- **PROBLEM DESCRIPTION**
Look at the data below and print exactly the lines from its first line through the line with "const yDecades = [-8, -7, -6, -5, -4, -3, -2];"; the pictures stay out of the copy.

- **DATA PROVIDED**
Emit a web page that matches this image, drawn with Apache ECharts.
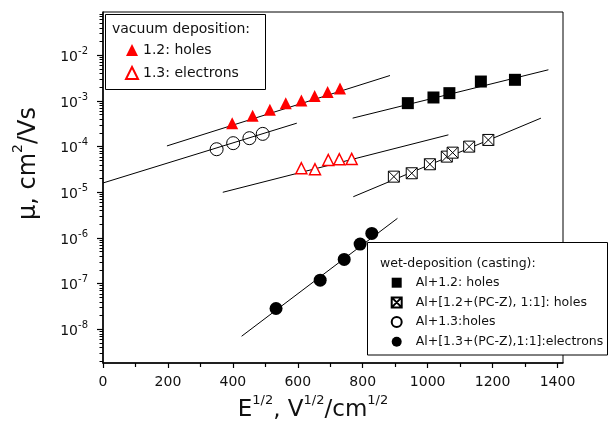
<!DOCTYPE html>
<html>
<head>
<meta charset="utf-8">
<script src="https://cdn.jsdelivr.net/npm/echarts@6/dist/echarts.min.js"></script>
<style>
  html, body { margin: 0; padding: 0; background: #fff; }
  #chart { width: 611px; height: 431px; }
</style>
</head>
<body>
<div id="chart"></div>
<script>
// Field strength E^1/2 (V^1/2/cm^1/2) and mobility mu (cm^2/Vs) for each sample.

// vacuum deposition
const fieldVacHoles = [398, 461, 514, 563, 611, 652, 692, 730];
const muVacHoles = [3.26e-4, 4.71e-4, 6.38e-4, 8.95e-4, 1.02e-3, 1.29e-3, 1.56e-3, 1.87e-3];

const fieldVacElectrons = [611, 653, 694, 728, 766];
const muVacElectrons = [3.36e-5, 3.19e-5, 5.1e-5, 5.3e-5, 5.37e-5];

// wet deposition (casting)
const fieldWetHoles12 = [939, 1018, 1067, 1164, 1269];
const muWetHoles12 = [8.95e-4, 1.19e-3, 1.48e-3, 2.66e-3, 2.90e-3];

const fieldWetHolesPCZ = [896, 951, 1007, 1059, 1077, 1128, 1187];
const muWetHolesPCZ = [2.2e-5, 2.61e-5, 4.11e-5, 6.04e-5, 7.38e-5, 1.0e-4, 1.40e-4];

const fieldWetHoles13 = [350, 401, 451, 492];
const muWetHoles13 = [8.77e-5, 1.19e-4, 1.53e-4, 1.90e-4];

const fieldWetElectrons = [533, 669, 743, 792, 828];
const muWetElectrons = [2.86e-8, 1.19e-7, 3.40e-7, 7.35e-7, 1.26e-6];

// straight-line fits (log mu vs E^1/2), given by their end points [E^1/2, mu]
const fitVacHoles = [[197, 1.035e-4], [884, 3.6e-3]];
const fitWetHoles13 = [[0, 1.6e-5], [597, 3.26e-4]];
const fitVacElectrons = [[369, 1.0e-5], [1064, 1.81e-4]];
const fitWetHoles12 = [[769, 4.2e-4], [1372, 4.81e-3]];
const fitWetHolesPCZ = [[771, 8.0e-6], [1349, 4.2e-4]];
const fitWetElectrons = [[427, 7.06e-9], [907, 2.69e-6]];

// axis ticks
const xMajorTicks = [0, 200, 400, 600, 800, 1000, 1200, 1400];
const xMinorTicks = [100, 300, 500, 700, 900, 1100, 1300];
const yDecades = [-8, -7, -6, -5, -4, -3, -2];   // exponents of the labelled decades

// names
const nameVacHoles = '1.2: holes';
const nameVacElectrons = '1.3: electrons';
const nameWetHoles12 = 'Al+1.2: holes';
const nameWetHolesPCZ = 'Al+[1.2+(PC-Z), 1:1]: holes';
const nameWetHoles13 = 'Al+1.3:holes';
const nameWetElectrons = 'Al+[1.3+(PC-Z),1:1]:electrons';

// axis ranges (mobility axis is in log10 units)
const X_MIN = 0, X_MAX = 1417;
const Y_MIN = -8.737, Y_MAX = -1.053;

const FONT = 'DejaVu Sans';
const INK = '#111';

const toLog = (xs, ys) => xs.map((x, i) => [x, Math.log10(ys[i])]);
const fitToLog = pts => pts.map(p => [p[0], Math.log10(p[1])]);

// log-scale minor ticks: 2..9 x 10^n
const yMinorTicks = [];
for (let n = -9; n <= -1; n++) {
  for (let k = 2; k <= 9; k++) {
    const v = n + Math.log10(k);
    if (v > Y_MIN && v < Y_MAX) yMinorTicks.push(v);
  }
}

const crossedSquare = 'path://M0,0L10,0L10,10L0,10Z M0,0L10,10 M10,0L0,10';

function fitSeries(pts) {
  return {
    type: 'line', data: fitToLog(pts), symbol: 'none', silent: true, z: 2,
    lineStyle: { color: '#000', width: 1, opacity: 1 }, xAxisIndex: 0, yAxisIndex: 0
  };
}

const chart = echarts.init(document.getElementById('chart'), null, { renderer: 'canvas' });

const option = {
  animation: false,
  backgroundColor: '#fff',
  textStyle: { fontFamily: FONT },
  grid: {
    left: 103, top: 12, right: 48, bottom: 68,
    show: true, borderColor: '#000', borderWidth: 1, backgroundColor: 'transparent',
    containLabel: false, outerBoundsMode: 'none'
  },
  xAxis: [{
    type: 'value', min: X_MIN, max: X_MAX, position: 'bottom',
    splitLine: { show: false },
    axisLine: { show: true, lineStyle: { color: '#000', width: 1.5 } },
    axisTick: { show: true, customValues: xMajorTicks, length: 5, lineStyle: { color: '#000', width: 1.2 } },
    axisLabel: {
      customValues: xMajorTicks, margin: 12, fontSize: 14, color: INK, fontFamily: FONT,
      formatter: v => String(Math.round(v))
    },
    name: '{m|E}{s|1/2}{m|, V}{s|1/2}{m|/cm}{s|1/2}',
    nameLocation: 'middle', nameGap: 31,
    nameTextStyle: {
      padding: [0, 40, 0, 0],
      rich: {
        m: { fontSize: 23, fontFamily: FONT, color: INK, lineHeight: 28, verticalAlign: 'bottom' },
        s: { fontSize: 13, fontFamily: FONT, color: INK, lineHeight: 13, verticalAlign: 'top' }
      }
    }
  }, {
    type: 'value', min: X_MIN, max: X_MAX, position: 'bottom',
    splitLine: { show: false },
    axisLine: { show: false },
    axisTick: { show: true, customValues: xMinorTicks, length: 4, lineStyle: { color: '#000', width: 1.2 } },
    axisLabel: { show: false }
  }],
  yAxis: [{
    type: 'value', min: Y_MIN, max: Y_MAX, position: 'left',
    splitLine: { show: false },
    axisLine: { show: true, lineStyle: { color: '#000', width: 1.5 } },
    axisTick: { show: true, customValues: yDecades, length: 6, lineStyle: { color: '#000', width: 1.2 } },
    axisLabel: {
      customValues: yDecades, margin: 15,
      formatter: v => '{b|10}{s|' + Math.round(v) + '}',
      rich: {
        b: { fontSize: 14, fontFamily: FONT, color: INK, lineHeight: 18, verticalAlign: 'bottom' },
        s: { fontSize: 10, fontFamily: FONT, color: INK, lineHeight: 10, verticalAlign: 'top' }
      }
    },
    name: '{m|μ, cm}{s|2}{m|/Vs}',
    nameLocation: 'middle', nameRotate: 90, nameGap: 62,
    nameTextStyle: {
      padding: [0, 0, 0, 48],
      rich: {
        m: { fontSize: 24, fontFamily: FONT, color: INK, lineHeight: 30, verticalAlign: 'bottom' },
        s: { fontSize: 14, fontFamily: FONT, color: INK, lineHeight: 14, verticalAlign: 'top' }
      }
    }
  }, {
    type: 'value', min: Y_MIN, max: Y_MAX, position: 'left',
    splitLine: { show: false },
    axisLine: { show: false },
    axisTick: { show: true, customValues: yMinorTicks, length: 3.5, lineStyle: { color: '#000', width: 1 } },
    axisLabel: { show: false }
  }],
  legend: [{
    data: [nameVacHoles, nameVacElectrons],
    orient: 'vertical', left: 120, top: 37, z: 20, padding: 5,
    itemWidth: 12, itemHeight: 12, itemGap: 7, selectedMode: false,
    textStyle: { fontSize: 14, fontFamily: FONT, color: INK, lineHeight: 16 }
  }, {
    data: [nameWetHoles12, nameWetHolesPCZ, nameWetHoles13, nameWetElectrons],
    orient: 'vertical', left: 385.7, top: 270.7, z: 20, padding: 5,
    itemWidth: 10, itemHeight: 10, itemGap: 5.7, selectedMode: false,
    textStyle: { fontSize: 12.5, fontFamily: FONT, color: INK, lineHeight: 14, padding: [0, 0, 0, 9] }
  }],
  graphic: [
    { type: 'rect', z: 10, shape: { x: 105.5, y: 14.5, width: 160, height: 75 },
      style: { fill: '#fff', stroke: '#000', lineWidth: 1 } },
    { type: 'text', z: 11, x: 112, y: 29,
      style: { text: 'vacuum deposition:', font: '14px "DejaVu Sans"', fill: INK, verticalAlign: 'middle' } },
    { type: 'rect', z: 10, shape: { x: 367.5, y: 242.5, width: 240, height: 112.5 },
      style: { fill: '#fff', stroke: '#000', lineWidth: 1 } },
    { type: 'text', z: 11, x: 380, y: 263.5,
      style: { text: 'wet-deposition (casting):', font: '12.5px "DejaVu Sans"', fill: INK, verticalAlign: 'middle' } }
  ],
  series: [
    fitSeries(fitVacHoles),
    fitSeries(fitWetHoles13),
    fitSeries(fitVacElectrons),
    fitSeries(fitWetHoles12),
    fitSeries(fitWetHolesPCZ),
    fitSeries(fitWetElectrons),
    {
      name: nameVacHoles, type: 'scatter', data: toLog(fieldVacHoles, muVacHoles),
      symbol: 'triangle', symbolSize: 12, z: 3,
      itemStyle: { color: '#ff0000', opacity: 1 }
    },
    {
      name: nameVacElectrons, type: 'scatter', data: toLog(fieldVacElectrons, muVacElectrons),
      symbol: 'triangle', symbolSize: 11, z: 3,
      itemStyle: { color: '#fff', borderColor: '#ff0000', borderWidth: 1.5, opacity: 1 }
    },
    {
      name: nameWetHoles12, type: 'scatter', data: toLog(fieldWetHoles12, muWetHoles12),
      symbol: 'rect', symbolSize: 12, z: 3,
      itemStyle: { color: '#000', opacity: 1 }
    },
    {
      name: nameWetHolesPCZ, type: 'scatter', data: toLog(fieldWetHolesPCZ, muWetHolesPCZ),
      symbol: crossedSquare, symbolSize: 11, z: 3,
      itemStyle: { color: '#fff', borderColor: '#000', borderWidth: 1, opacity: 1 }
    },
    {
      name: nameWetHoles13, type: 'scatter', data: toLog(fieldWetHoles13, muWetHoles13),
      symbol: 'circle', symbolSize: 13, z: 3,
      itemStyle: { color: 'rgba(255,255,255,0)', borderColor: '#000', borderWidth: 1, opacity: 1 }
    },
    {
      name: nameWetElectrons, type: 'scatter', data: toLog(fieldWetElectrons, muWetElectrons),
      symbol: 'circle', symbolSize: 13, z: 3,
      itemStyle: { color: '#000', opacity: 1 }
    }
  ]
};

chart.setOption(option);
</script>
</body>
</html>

- **FINAL RESULT**
Emit a web page that matches this image, drawn with Apache ECharts.
<!DOCTYPE html>
<html>
<head>
<meta charset="utf-8">
<script src="https://cdn.jsdelivr.net/npm/echarts@6/dist/echarts.min.js"></script>
<style>
  html, body { margin: 0; padding: 0; background: #fff; }
  #chart { width: 611px; height: 431px; }
</style>
</head>
<body>
<div id="chart"></div>
<script>
// Field strength E^1/2 (V^1/2/cm^1/2) and mobility mu (cm^2/Vs) for each sample.

// vacuum deposition
const fieldVacHoles = [398, 461, 514, 563, 611, 652, 692, 730];
const muVacHoles = [3.26e-4, 4.71e-4, 6.38e-4, 8.95e-4, 1.02e-3, 1.29e-3, 1.56e-3, 1.87e-3];

const fieldVacElectrons = [611, 653, 694, 728, 766];
const muVacElectrons = [3.36e-5, 3.19e-5, 5.1e-5, 5.3e-5, 5.37e-5];

// wet deposition (casting)
const fieldWetHoles12 = [939, 1018, 1067, 1164, 1269];
const muWetHoles12 = [8.95e-4, 1.19e-3, 1.48e-3, 2.66e-3, 2.90e-3];

const fieldWetHolesPCZ = [896, 951, 1007, 1059, 1077, 1128, 1187];
const muWetHolesPCZ = [2.2e-5, 2.61e-5, 4.11e-5, 6.04e-5, 7.38e-5, 1.0e-4, 1.40e-4];

const fieldWetHoles13 = [350, 401, 451, 492];
const muWetHoles13 = [8.77e-5, 1.19e-4, 1.53e-4, 1.90e-4];

const fieldWetElectrons = [533, 669, 743, 792, 828];
const muWetElectrons = [2.86e-8, 1.19e-7, 3.40e-7, 7.35e-7, 1.26e-6];

// straight-line fits (log mu vs E^1/2), given by their end points [E^1/2, mu]
const fitVacHoles = [[197, 1.035e-4], [884, 3.6e-3]];
const fitWetHoles13 = [[0, 1.6e-5], [597, 3.26e-4]];
const fitVacElectrons = [[369, 1.0e-5], [1064, 1.81e-4]];
const fitWetHoles12 = [[769, 4.2e-4], [1372, 4.81e-3]];
const fitWetHolesPCZ = [[771, 8.0e-6], [1349, 4.2e-4]];
const fitWetElectrons = [[427, 7.06e-9], [907, 2.69e-6]];

// axis ticks
const xMajorTicks = [0, 200, 400, 600, 800, 1000, 1200, 1400];
const xMinorTicks = [100, 300, 500, 700, 900, 1100, 1300];
const yDecades = [-8, -7, -6, -5, -4, -3, -2];   // exponents of the labelled decades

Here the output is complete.